Les virus universels sont non-représentatifs, en ce sens qu’ils créent leurs propres infrastructures physiques et métaphysiques de connectivité, tout en exposant les strates sociales sous-jacentes sur lesquelles – en tant qu’épi-démos – ils fonctionnent. Dans cette optique, le théoricien du droit Andreas Philippopoulos-Mihalopoulos soutient que le Covid-19 présente une contagion spinalienne, du fait de la façon dont les corps sont en relation les uns avec les autres et avec leur environnement. Le « défi du Covid » est, selon lui, « monumentalement éthique ».
En effet, le virus « exige de nous d’accepter une éthique typiquement spinozienne de positionnement, de placement de son corps dans une géographie de conscience de la façon dont les affects circulent entre nous et les autres ». Ce modelage, par le virus, des habitudes et des comportements n’est plus seulement une question d’identification homophile (entrer en relation avec ses amis, ses parents, etc.), mais s’étend radicalement à des modes de connexion et de déconnexion co-déterminés par des collectifs qui sont en train d’être positionnés les uns par rapport aux autres, à l’espace, aux frontières, au confinement, etc.
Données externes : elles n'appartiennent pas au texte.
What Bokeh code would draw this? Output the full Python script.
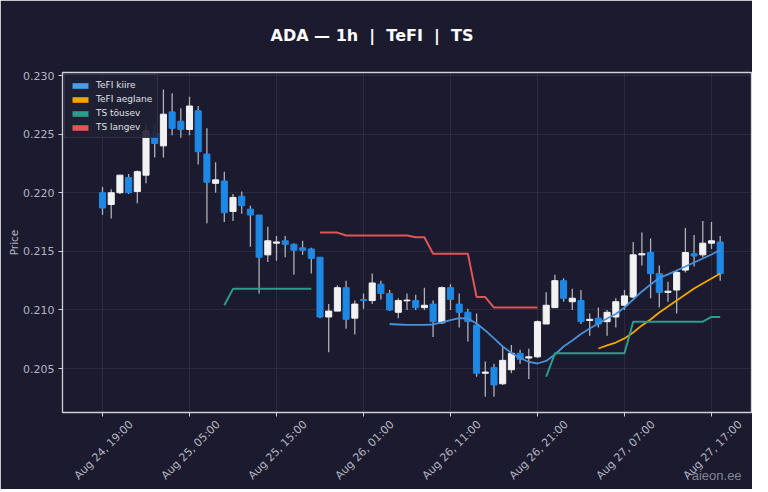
import numpy as np
import pandas as pd
from math import pi
from bokeh.plotting import figure
from bokeh.models import (ColumnDataSource, Range1d, FixedTicker, CustomJSTickFormatter,
                          NumeralTickFormatter, Legend, LegendItem, DatetimeAxis)
from bokeh.embed import file_html
from bokeh.resources import INLINE

nan = float("nan")

# hourly candles, Aug 24 19:00 -> Aug 27 18:00
times = pd.date_range("2023-08-24 19:00", periods=72, freq="h")

opens = [0.2200, 0.2190, 0.2200, 0.2213, 0.2201, 0.2215, 0.2251, 0.2240, 0.2269, 0.2261,
         0.2254, 0.2270, 0.2233, 0.2208, 0.2210, 0.2184, 0.2197, 0.2186, 0.2181, 0.2147,
         0.2157, 0.2159, 0.2156, 0.2153, 0.2152, 0.2145, 0.2094, 0.2099, 0.2119, 0.2093,
         0.2109, 0.2108, 0.2122, 0.2114, 0.2098, 0.21078, 0.2108, 0.2102, 0.2105, 0.2089,
         0.2119, 0.2105, 0.2098, 0.2087, 0.2046, 0.2051, 0.2037, 0.2049, 0.2063, 0.2059,
         0.2060, 0.2088, 0.2102, 0.2125, 0.2107, 0.2108, 0.2091, 0.2093, 0.2090, 0.2094,
         0.2104, 0.2111, 0.2147, 0.2149, 0.2131, 0.2115, 0.2117, 0.2134, 0.2148, 0.2147,
         0.2157, 0.2158]
highs = [0.2205, 0.2203, 0.2215, 0.2216, 0.2219, 0.2258, 0.2258, 0.2288, 0.2285, 0.2272,
         0.2282, 0.2274, 0.2255, 0.2226, 0.2218, 0.2199, 0.2201, 0.2189, 0.2181, 0.2171,
         0.2163, 0.2163, 0.2157, 0.2159, 0.2153, 0.2145, 0.2105, 0.2121, 0.2125, 0.2108,
         0.2114, 0.2131, 0.2125, 0.2117, 0.2110, 0.2114, 0.2113, 0.2119, 0.2108, 0.2120,
         0.2122, 0.2114, 0.2101, 0.2097, 0.2056, 0.2054, 0.2069, 0.2070, 0.2066, 0.2067,
         0.2091, 0.2115, 0.2130, 0.2127, 0.2118, 0.2117, 0.2097, 0.2102, 0.2100, 0.2110,
         0.2117, 0.2158, 0.2166, 0.2161, 0.2138, 0.2124, 0.2134, 0.2170, 0.2164, 0.2176,
         0.2175, 0.2163]
lows = [0.2181, 0.2178, 0.2199, 0.2199, 0.2191, 0.2208, 0.2230, 0.2230, 0.2249, 0.2247,
        0.2249, 0.2224, 0.2174, 0.2200, 0.2175, 0.2176, 0.2182, 0.2154, 0.2114, 0.2141,
        0.2142, 0.2145, 0.2130, 0.2147, 0.2131, 0.2093, 0.2064, 0.2099, 0.2084, 0.2079,
        0.2101, 0.2105, 0.2109, 0.2099, 0.2093, 0.2100, 0.2100, 0.2100, 0.2077, 0.2088,
        0.2100, 0.2085, 0.2073, 0.2043, 0.2026, 0.2026, 0.2036, 0.2046, 0.2054, 0.2041,
        0.2059, 0.2088, 0.2102, 0.2107, 0.2100, 0.2088, 0.2078, 0.2085, 0.2078, 0.2085,
        0.2100, 0.2110, 0.2138, 0.2110, 0.2102, 0.2107, 0.2097, 0.2132, 0.2137, 0.2145,
        0.2152, 0.2125]
closes = [0.2187, 0.2200, 0.2215, 0.2200, 0.2218, 0.2253, 0.2242, 0.2267, 0.2255, 0.2254,
          0.2274, 0.2235, 0.2209, 0.2211, 0.2183, 0.2196, 0.2189, 0.2181, 0.2145, 0.2159,
          0.2158, 0.2156, 0.2151, 0.2151, 0.2144, 0.2094, 0.2099, 0.2119, 0.2092, 0.2105,
          0.2108, 0.2123, 0.2114, 0.2100, 0.2108, 0.21084, 0.2102, 0.2104, 0.2090, 0.2119,
          0.2109, 0.2098, 0.2090, 0.2046, 0.2047, 0.2036, 0.2057, 0.2063, 0.2058, 0.2060,
          0.2090, 0.2104, 0.2125, 0.2110, 0.2110, 0.2090, 0.2092, 0.2088, 0.2098, 0.2107,
          0.2112, 0.2147, 0.2148, 0.2131, 0.2115, 0.2116, 0.2132, 0.2149, 0.2146, 0.2157,
          0.2159, 0.2131]

# TeFI kiire (from candle 33), TeFI aeglane (from candle 57)
tefi_fast = [nan] * 33 + [
    0.20880, 0.20876, 0.20872, 0.20872, 0.20872, 0.20876, 0.20893, 0.20914, 0.20931, 0.20927,
    0.20885, 0.20825, 0.20757, 0.20688, 0.20633, 0.20590, 0.20556, 0.20543, 0.20565, 0.20620,
    0.20688, 0.20740, 0.20795, 0.20842, 0.20885, 0.20927, 0.20966, 0.21021, 0.21089, 0.21158,
    0.21217, 0.21273, 0.21303, 0.21337, 0.21371, 0.21405, 0.21439, 0.21473, 0.21511]
tefi_slow = [nan] * 57 + [
    0.20671, 0.20697, 0.20722, 0.20757, 0.20808, 0.20868, 0.20919, 0.20978, 0.21030, 0.21081,
    0.21132, 0.21183, 0.21226, 0.21268, 0.21311]

# TS support (rising) and resistance (falling)
ts_up = ([nan] * 14 + [0.2104] + [0.2118] * 10 + [nan] * 26 + [0.2043] + [0.2063] * 9
         + [0.2090] * 9 + [0.2094] * 2)
ts_down = ([nan] * 25 + [0.2166] * 3 + [0.21635] * 8 + [0.2162] * 2 + [0.2148] * 5
           + [0.2111] * 2 + [0.2102] * 6 + [nan] * 21)

tick_times = times[::10]
tick_labels = ["Aug 24, 19:00", "Aug 25, 05:00", "Aug 25, 15:00", "Aug 26, 01:00",
               "Aug 26, 11:00", "Aug 26, 21:00", "Aug 27, 07:00", "Aug 27, 17:00"]
y_ticks = [0.205, 0.210, 0.215, 0.220, 0.225, 0.230]

BG = "#1b1a2e"
UP = "#f2f2f2"
DOWN = "#1e88e5"
TXT = "#b4b4c2"
FONT = "DejaVu Sans"

o = np.array(opens)
c = np.array(closes)
src = ColumnDataSource(dict(
    time=times, high=highs, low=lows,
    top=np.maximum(o, c), bottom=np.minimum(o, c),
    color=[UP if cc >= oo else DOWN for oo, cc in zip(o, c)],
))
lines = ColumnDataSource(dict(time=times, fast=tefi_fast, slow=tefi_slow, up=ts_up, down=ts_down))

hour = pd.Timedelta(hours=1)
y_lo, y_hi = 0.20125, 0.23026
p = figure(frame_width=689, frame_height=340, x_axis_type="datetime",
           x_range=Range1d(times[0] - 4.6 * hour, times[0] + 74.6 * hour),
           y_range=Range1d(y_lo, y_hi),
           output_backend="svg", toolbar_location=None,
           min_border_left=62, min_border_right=1, min_border_top=72, min_border_bottom=76,
           background_fill_color=BG, border_fill_color=BG,
           outline_line_color="#d0d0da", outline_line_width=1.3)

p.title.text = "ADA\u00a0—\u00a01h\u00a0\u00a0|\u00a0\u00a0TeFI\u00a0\u00a0|\u00a0\u00a0TS"
p.title.align = "left"
p.title.offset = 208
p.title.vertical_align = "top"
p.title.standoff = 51
p.title.text_color = "#ffffff"
p.title.text_font = FONT
p.title.text_font_size = "16px"
p.title.text_font_style = "bold"

p.segment(x0="time", y0="high", x1="time", y1="low", source=src, line_color="#b0b0b8", line_width=1.3)
p.vbar(x="time", width=0.7 * 3600 * 1000, top="top", bottom="bottom", source=src,
       fill_color="color", line_color="color")

p.line("time", "fast", source=lines, line_color="#4a90d9", line_width=1.8)
p.line("time", "slow", source=lines, line_color="#f0a500", line_width=1.8)
p.line("time", "up", source=lines, line_color="#2a9d8f", line_width=2)
p.line("time", "down", source=lines, line_color="#e05555", line_width=2)

# legend swatches as filled patches (zero-area quads on the line data)
sw = []
for col, key in [("#4a9de8", "fast"), ("#f0a500", "slow"), ("#2a9d8f", "up"), ("#e05555", "down")]:
    sw.append(p.quad(left="time", right="time", top=key, bottom=key, source=lines,
                     fill_color=col, line_color=None))
legend = Legend(items=[LegendItem(label="TeFI kiire", renderers=[sw[0]]),
                       LegendItem(label="TeFI aeglane", renderers=[sw[1]]),
                       LegendItem(label="TS tõusev", renderers=[sw[2]]),
                       LegendItem(label="TS langev", renderers=[sw[3]])],
                location=(2, 274), padding=5, spacing=4,
                glyph_width=20, glyph_height=7, label_height=10, label_standoff=6,
                label_text_font=FONT, label_text_font_size="9px", label_text_color="#e0e0e8",
                background_fill_color="#202034", background_fill_alpha=0.9,
                border_line_color="#44445a", border_line_width=1)
p.add_layout(legend)

# rotated labels end at their tick, so the labelled ticks sit a bit to the right
# and the visible tick marks are drawn as minor ticks at the real times
tick_ms = list(tick_times.asi8 // 10**6)
shift_ms = int(3.3 * 3600 * 1000)
p.xaxis.ticker = FixedTicker(ticks=[t + shift_ms for t in tick_ms], minor_ticks=tick_ms)
p.xaxis.formatter = CustomJSTickFormatter(args=dict(labels=tick_labels), code="return labels[index]")
p.xaxis.major_label_orientation = pi / 4
p.xaxis.major_tick_line_color = None
p.xaxis.minor_tick_line_color = "#d0d0da"
p.xaxis.minor_tick_out = 4
p.xaxis.minor_tick_in = 0
p.xgrid.ticker = FixedTicker(ticks=tick_ms)

p.yaxis.ticker = FixedTicker(ticks=y_ticks)
p.yaxis.formatter = NumeralTickFormatter(format="0.000")
p.yaxis.axis_label = "Price"
p.yaxis.axis_label_standoff = 0
p.yaxis.major_tick_line_color = "#d0d0da"
p.yaxis.minor_tick_line_color = None

for ax in (p.xaxis, p.yaxis):
    ax.axis_line_color = None
    ax.major_tick_out = 4
    ax.major_tick_in = 0
    ax.major_label_text_color = TXT
    ax.major_label_text_font = FONT
    ax.major_label_text_font_size = "11px"
    ax.major_label_standoff = 4
    ax.axis_label_text_color = TXT
    ax.axis_label_text_font = FONT
    ax.axis_label_text_font_size = "10.5px"
    ax.axis_label_text_font_style = "normal"
p.xaxis.major_label_standoff = 6

p.grid.grid_line_color = "#ffffff"
p.grid.grid_line_alpha = 0.07

# watermark: a one-tick axis stacked under the date axis, pulled back up over its labels
wm_ms = int((times[0] + 73.1 * hour).value // 10**6)
wm = DatetimeAxis(ticker=FixedTicker(ticks=[wm_ms], minor_ticks=[]),
                  formatter=CustomJSTickFormatter(code="return 'aieon.ee'"),
                  axis_line_color=None, major_tick_line_color=None,
                  minor_tick_line_color=None, major_tick_out=0, major_tick_in=0,
                  minor_tick_out=0, minor_tick_in=0,
                  major_label_text_font="Liberation Sans", major_label_text_font_size="13px",
                  major_label_text_color="#9a9aaa", major_label_text_alpha=0.85)
try:
    wm.major_label_standoff = -22
except ValueError:
    wm.major_label_standoff = 0
p.add_layout(wm, "below")

open("out.html", "w").write(file_html(p, INLINE))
Le patterning viral déclenché par le Covid-19 continuera de stimuler une série d’actions, d’habitudes, de comportements et d’affects qui pourraient s’emparer des corps de manière prévisible ou jusqu’alors inimaginable. Certaines des chevilles qui fixent l’avenir des mouvements biopolitiques de personnes et de messages produiront, sans nul doute, encore plus de somnambules dociles.
Il n’est pas surprenant que le gouvernement britannique ait initialement opté pour une version néolibérale de l’immunité collective, dans laquelle l’obligation collective était présentée parallèlement au maintien du statu quo. Apparemment, les ventes d’armes et de munitions s’envolent aux États-Unis, la peur du Covid-19 encourageant une mentalité de bunker et l’autoprotection. Il est également vrai que la propagation du virus a été associée à une intensification et à une extension du racisme au sein de la population.
Au Royaume-Uni, une fois de plus, la propagation de ce que l’on appelle la maskaphobia[1] a conduit de nombreux étudiants chinois à devoir choisir entre « deux mauvais choix – l’insécurité (face au coronavirus) et la peur (du racisme) » selon le sociologue Yinxuan Huang. En définitive, il se pourrait que les espaces urbains soient redéfinis par des mesures de distanciation sociale réglementées par l’État, d’une part, ou par ce genre de détachements motivés par la peur, d’autre part, qui l’un comme l’autre contrastent nettement avec les thèmes de la sociologie classique des villes, qui appréhendait les espaces urbains comme des lieux de densité collective dynamique.
La logique du virus universel pourrait également produire de nouvelles réalités spatio-temporelles pour les systèmes de soins collectifs de base. Dans le sillage du Covid-19, nous assistons déjà à davantage que des manifestations spontanées de chants de solidarité. L’Espagne est en train de nationaliser des hôpitaux privés, l’Iran libère des prisonniers politiques. Ce sont là de nouvelles réalités spatio-temporelles produites par le Covid-19, qui pourraient contrarier le contexte plus large de ce qu’Achille Mbembe a appelé la nécropolitique.
Après les sombres refrains de Trump, du Brexit et de l’intensification du racisme qui s’est ensuivie, par exemple, l’horreur du Covid-19 pourrait en fait ouvrir la voie à une sorte de réaction radicale à grande échelle, qui s’attaquerait à ces récentes corruptions de la scène politique mondiale et à son rôle dans l’accélération du changement climatique et la crise de la biodiversité. De nouveaux assemblages politiques pourraient voir le jour, au moins temporairement.